IMPACT OF THE PRODUCT LIFE CYCLE ON A COMPANY'S CASH FLOWS

Impact of the corporate life cycle on a company’s cash flows 

All the product go through a series of phases called the product life cycle .The phases are :introductory phase , growth phase , maturity phase and decline phase .The introductory phase occurs at the beginning of a company’s life, when it is purchasing fixed assets and beginning to produce and sell products. During the growth phase, the company is striving to expand its production and sales. In the maturity phase, sales and production level off. During the decline phase, sales of the product fall due to weakening in consumer demand.
As in the following diagram, the phase a company is in effects its cash flows.

 In the first phase, we expect that the company will not be generating positive cash from operations. That is, cash used in operations will exceed cash generated by operations in the introductory phase .Also; the company will be spending considerable amounts to purchase productive assets such as buildings and equipment. To support its asset purchases the company will have to issue stock or debt. Thus, during the first phase we expect cash from operations to be negative, cash from investing to be negative and cash form financing to be positive.

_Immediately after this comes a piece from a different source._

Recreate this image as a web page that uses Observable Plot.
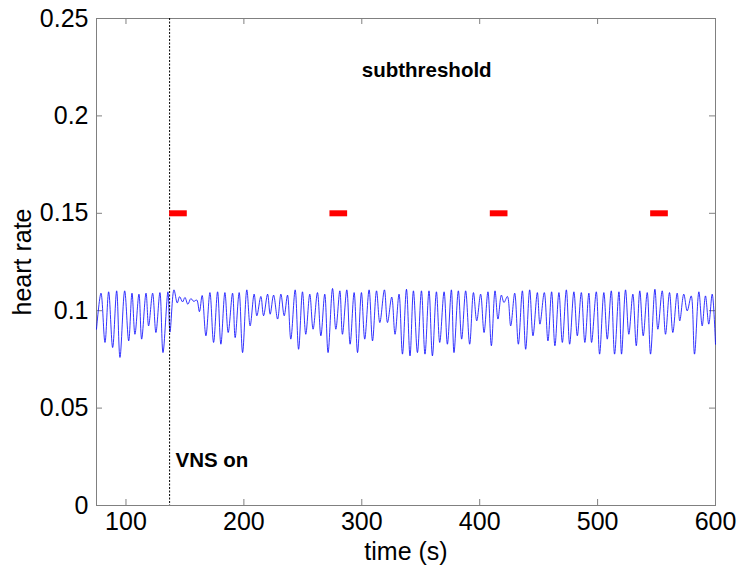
<!DOCTYPE html>
<html><head><meta charset="utf-8">
<script src="https://cdn.jsdelivr.net/npm/d3@7"></script>
<script src="https://cdn.jsdelivr.net/npm/@observablehq/plot@0.6"></script>
<style>body{margin:0;background:#fff} #chart svg{display:block}</style>
</head><body><div id="chart"></div>
<script>
const time = [75,78.8,82.2,85.3,88.7,92.1,94.9,98.9,102.3,105.1,107.6,111.0,113.3,117.0,119.2,122.6,125.4,128.8,131.4,135.6,
137.3,140.7,143.5,145.5,148.0,150.0,152.5,155.0,157.5,160.0,162.3,164.6,167.8,171.2,174.3,177.7,180.5,183.9,186.7,190.4,
192.6,196.0,198.9,202.5,205.3,208.7,211.0,214.4,216.7,220.1,222.3,225.2,228.6,231.4,234.2,237.0,239.8,243.5,246.4,249.7,
252.5,255.9,258.7,262.4,265.3,268.6,271.4,275.2,278.0,281.4,283.6,287.3,290.1,293.5,296.4,299.7,302.5,306.2,309.1,312.5,
315.3,319.2,321.8,325.4,328.2,331.6,334.5,337.9,340.9,343.8,347.2,350.6,353.6,357.0,359.9,363.3,366.1,369.8,372.6,376.0,
378.2,381.9,384.7,388.1,391.5,394.7,397.5,400.8,403.7,407.0,409.9,413.0,415.5,418.4,420.6,423.5,426.3,429.7,432.8,436.2,
439.0,442.4,445.2,448.9,451.1,454.8,457.9,461.0,463.8,467.2,470.1,473.5,476.3,479.9,482.8,486.2,489.2,492.6,494.9,498.9,
501.7,505.3,508.2,511.6,514.4,518.1,520.3,523.7,526.5,529.9,532.8,535.8,538.7,542.1,544.9,548.6,551.1,554.8,557.6,561.0,
563.8,567.5,569.7,573.1,576.0,579.4,582.2,585.9,588.7,591.5,594.3,597.2,600.0];
const heartRate = [0.0905,0.109,0.0837,0.1097,0.0811,0.1102,0.0760,0.1102,0.0845,0.109,0.0879,0.1085,0.0854,0.109,0.0922,0.109,0.0888,0.1093,0.0785,0.1097,
0.089,0.1107,0.104,0.1072,0.1045,0.1068,0.1033,0.1062,0.1048,0.1055,0.0995,0.1078,0.0871,0.1093,0.0837,0.1097,0.0828,0.1093,0.0888,0.109,
0.0862,0.1093,0.0785,0.1107,0.0922,0.1085,0.0974,0.1073,0.0974,0.1085,0.0982,0.108,0.0957,0.1085,0.0974,0.108,0.0854,0.1107,0.0802,0.1097,
0.0879,0.1085,0.0905,0.1093,0.0871,0.1085,0.0785,0.1114,0.0905,0.1102,0.0879,0.1107,0.0828,0.1093,0.0785,0.1093,0.0854,0.1107,0.0845,0.1102,
0.0939,0.1107,0.0939,0.107,0.0879,0.1085,0.0777,0.111,0.0768,0.1102,0.0785,0.1102,0.0777,0.1102,0.0768,0.1097,0.0837,0.1097,0.0828,0.1107,
0.0785,0.1102,0.0854,0.1102,0.0828,0.1093,0.0948,0.1085,0.0888,0.1097,0.082,0.1102,0.0957,0.108,0.1042,0.1073,0.0922,0.109,0.0828,0.1102,
0.0802,0.1107,0.0871,0.1093,0.0931,0.1093,0.0845,0.1097,0.082,0.1093,0.0837,0.1107,0.0828,0.1097,0.0871,0.1093,0.0837,0.109,0.0837,0.1097,
0.0777,0.1093,0.0854,0.1102,0.0777,0.1097,0.0777,0.1107,0.0879,0.1085,0.082,0.1102,0.0871,0.1093,0.0777,0.111,0.0905,0.1102,0.0879,0.1093,
0.0888,0.109,0.0948,0.1085,0.0999,0.1076,0.0777,0.1097,0.0922,0.1076,0.0931,0.1085,0.0828];
const stimStart = [137, 273, 409, 545];
const stimEnd = [152, 288, 424, 560];
const stimLevel = 0.15;
const vnsOnTime = 137;
const xTicks = [100, 200, 300, 400, 500, 600];
const yTicks = [0, 0.05, 0.1, 0.15, 0.2, 0.25];
const noteX = [300, 142];
const noteY = [0.2235, 0.023];
const noteText = ["subthreshold", "VNS on"];
const xLabel = "time (s)";
const yLabel = "heart rate";

const W = 745, H = 575, mL = 96, mR = 30, mT = 18, mB = 70;
const innerH = H - mT - mB, innerW = W - mL - mR;
const series = time.map((t, i) => ({t, v: heartRate[i]}));
const bars = stimStart.map((s, i) => ({x1: s, x2: stimEnd[i], y: stimLevel}));
const notes = noteText.map((t, i) => ({x: noteX[i], y: noteY[i], text: t}));
const font = "'Liberation Sans', Arial, Helvetica, sans-serif";

const chart = Plot.plot({
  width: W, height: H,
  marginLeft: mL, marginRight: mR, marginTop: mT, marginBottom: mB,
  style: {fontFamily: font, background: "#fff", color: "#000"},
  x: {domain: [75, 600], label: null},
  y: {domain: [0, 0.25], label: null},
  marks: [
    Plot.axisX(xTicks, {tickSize: 0, tickPadding: 7, fontSize: 25, tickFormat: d => String(d), label: null}),
    Plot.axisY(yTicks, {tickSize: 0, tickPadding: 8, fontSize: 25, tickFormat: d => String(+d.toFixed(2)), label: null}),
    Plot.ruleX(xTicks, {x: d => d, insetTop: innerH - 6, stroke: "#808080"}),
    Plot.ruleX(xTicks, {x: d => d, insetBottom: innerH - 6, stroke: "#808080"}),
    Plot.ruleY(yTicks, {y: d => d, insetRight: innerW - 6, stroke: "#808080"}),
    Plot.ruleY(yTicks, {y: d => d, insetLeft: innerW - 6, stroke: "#808080"}),
    Plot.frame({stroke: "#808080"}),
    Plot.line(series, {x: "t", y: "v", stroke: "#0000ff", strokeWidth: 0.8, curve: "catmull-rom"}),
    Plot.ruleX([vnsOnTime], {x: d => d, stroke: "#000", strokeDasharray: "2,1.5", strokeWidth: 1}),
    Plot.ruleY(bars, {x1: "x1", x2: "x2", y: "y", stroke: "#ff0000", strokeWidth: 6}),
    Plot.text(notes, {x: "x", y: "y", text: "text", textAnchor: "start", fontWeight: "bold", fontSize: 20.5, fill: "#000"}),
    Plot.text([yLabel], {frameAnchor: "left", dx: -74, rotate: -90, textAnchor: "middle", lineAnchor: "middle", text: d => d, fontSize: 25, fill: "#000"}),
    Plot.text([xLabel], {frameAnchor: "bottom", dy: 46, textAnchor: "middle", lineAnchor: "middle", text: d => d, fontSize: 25, fill: "#000"})
  ]
});
document.getElementById("chart").appendChild(chart);
</script>
</body></html>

                                                                                                                                                                  
                                                                                                                      

During the growth phase, we expect to see the company start to generated small amounts of cash from operations. During this phase, cash from operations on the statement of cash flows will be less than net income on the income statement. One reason income will exceed cash flow from operations during this period is explained by the difference between the cash paid for inventory and the amount expenses as cost of goods sold. Since the company projects increasing sales, the size of inventory purchases must increase .Thus, in the growth phase the company will expense less inventory on an accrual basis than it purchases on a cash basis. Also, collections on account receivable will lag behind sales and accruals sales during a period will continue to exceed cash collections during that period. Cash needed for asset acquisitions will continue to exceed cash provided by operations, requiring that the company make up the deficiency by issuing new stock or debt. Thus, in the growth phase, the company continues to show negative cash from investing and positive cash form financing.

During the maturity phase, cash from operations and net income are approximately the same. Cash generated from operations exceeds investing needs. Thus, in this phase the company can actually start to pay dividends, retire debt or buy back stock.

Finally, during decline phase, cash from operations decrease. Cash from investing might actually become positive as the company buys back stock and retires debt.


Hence this is how product life cycle impact on company’s cash flow.